Malbreaux: On Electability
Candidates of color face a greater challenge than their white opponents.
The next Democratic debate, on Jan. 14, will likely have only five presidential contenders. There will be the three clear frontrunners — Joe Biden, Bernie Sanders, and Elizabeth Warren — along with Pete Buttigieg and Amy Klobuchar, both of whom recently cleared the DNC’s threshold for a debate stage appearance.
That all of the five likely contenders to appear on the next debate stage are white reflects a dissonance between rhetoric and action in the Democratic Party — a party which claims to represent the interests of a diverse nation. The failure of black candidates to gain and maintain serious momentum in the Democratic primary only reinforces what so many black Americans have always known to be true: the perennial problem of racism in American elections.
Take the ascendant political star Kamala Harris, who many saw as one of the most viable of the candidates of color as Cory Booker and Julian Castro languished below four percent in national polls. Pundits and analysts were quick to offer conclusions as to why Harris’ campaign, which once enjoyed high enough poll numbers to rival the frontrunners’, lost its momentum and stalled. Harris muddled some of her policy positions, specifically her stance on Medicare for All, and lost supporters to the more robust campaigns of Biden and Warren. Progressives also critiqued her prosecutorial record of fining parents for truancy while she was attorney general of California.
While those were indeed serious roadblocks for her campaign, to ignore the role of racism in Harris’ withdrawal would ignore why those shortcomings dealt so much harm to her campaign and not to others. It is important to ask, as New York Times columnist Charles Blow did in December, why these perceived missteps brought down a campaign with so much promise. “Every campaign has missteps,” Blow wrote. “It is hard to look at this field of candidates and not remember a cascading list of missteps.”
Biden, the current frontrunner, ambles in missteps. It was a misstep for him to publicly reminisce on his cozy relationships with staunch segregationist senators. It was also a misstep to oppose busing, and thus, to oppose legally sanctioned education equality. But despite Biden’s track record of missteps, he continues to get back up and lead the pack. I could say the same about other candidates. But for some reason, Harris’ missteps ended her campaign.

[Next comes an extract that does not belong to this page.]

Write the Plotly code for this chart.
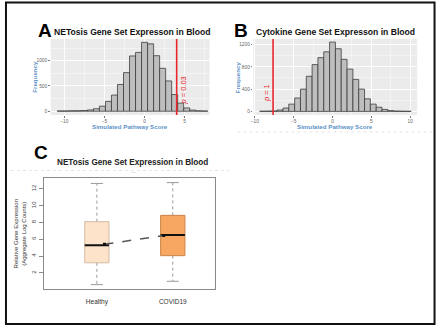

Data show that African American candidates do worse among white voters than black voters in federal elections. One study published at the University of California San Diego suggests that black Democratic candidates are often seen as being less competent and more ideologically extreme than their white opponents, despite their similar policy positions. White candidates, therefore, are seen as more electable than black candidates.
Let’s consider what might be your biggest objection to my argument: the election and reelection of Barack Obama, which, to some, would suggest race plays little to no factor in a candidate’s viability. But Obama’s election did not indicate a post-racial electorate, per se. Rather, a message of hope coupled with a stagnating economy allowed Obama to build a wide-ranging coalition, many of whom were working-class whites in Rust Belt states whose economic woes were shared across racial lines. Obama’s strong support from states like Michigan and Pennsylvania could be more plausibly explained by economic self-interest on behalf of white voters than a shift in racial attitudes.
And beyond that fact, this year is not 2008 or 2012. Voters’ notions of electability, especially at this time of heightened polarization and racial animus, gives white candidates an immeasurable advantage over candidates of color. It is imperative we acknowledge that these competitions, where the stakes are so high and the outcomes so consequential, are not based solely on the merits; they often unfairly factor in race.